The PPI and PPA should not be ratified by other member states, as the UK is still mentioned in there. National Parliaments should rather send a request for renegotiation to the Council.
Talk about studiously avoiding the elephant in the room!
The question of explicit references to the UK and London (in the UPCA and PPA) does indeed need to be “dealt with by the State Parties in accordance with international law”. However, this would mean crafting an entirely new UPCA and PPA. I therefore fail to understand why Mr Ramsay is “hopeful that this can be done in a pragmatic way that will avoid any further delay”.
It is quite some feat to flatly contradict oneself in the space of two sentences. However, to simultaneously prioritise avoiding delay over avoiding a lack of proper legal basis really puts a metaphorical cherry on top.
It is the first time that the Chairman acknowledges that Brexit is a problem which is to be solved before the UPC starts working. But he still ignores that the PPA mentions that UK has to agree in order for it to come into force.

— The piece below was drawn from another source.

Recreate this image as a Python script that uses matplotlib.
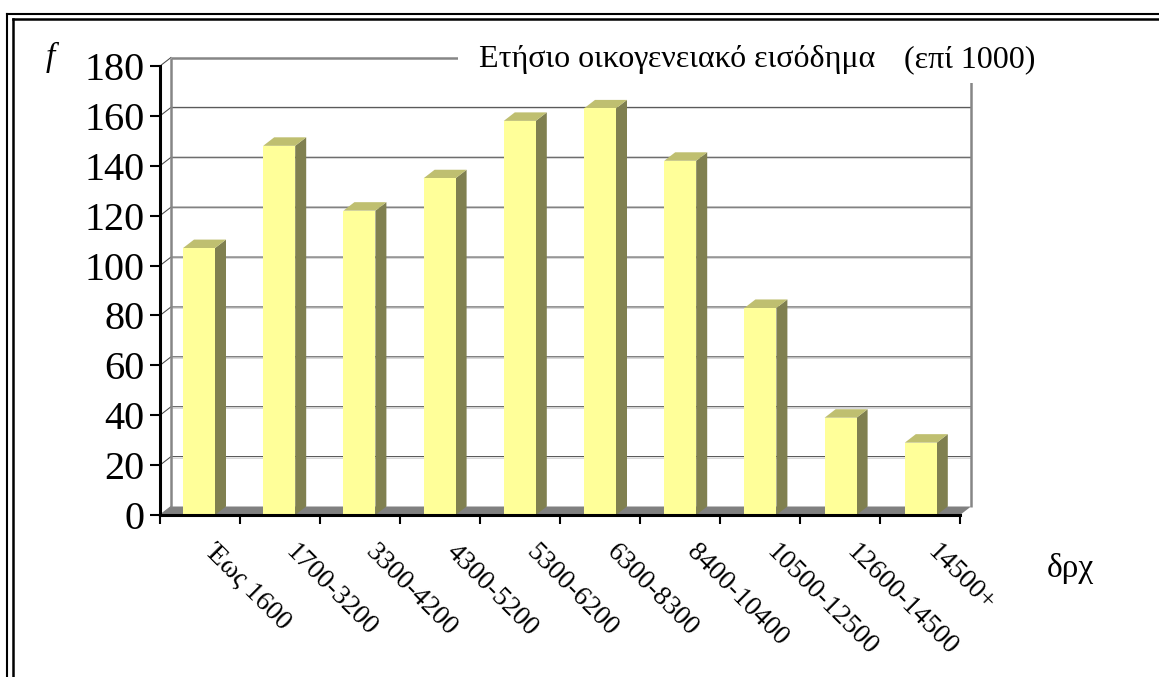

However to claim that “This is a question that needs to be dealt with by the State Parties in accordance with international law” is absolutely non-committal.
It would be interesting to see and hear what the position of the chair of the preparatory committee is.
By not saying anything concrete it is thus possible to conclude that he agrees with the views expressed by some French and German lawyers: let’s provisionally transfer the duties allotted to London to Paris and/or Munich and use Art 87(2) UPCA to fix it later.
The problem is that neither Art 31 nor Art 32 VCLT give what some State Parties want to see in Art 7(2) and Art 87(2) UPCA.
Another aspect which is clearly ignored: how can an international treaty setting up a jurisdiction in which EU law has primacy be in conformity with the latter when a judge from this jurisdiction can be removed from office without having a possibility of redress? See Art 10 of the statute of the court, which is also part of the UPCA.
And like at the EPO judges are only appointed for a certain length of time.
And those judges should be truly independent. See what is going on at the boards of appeal of the EPO.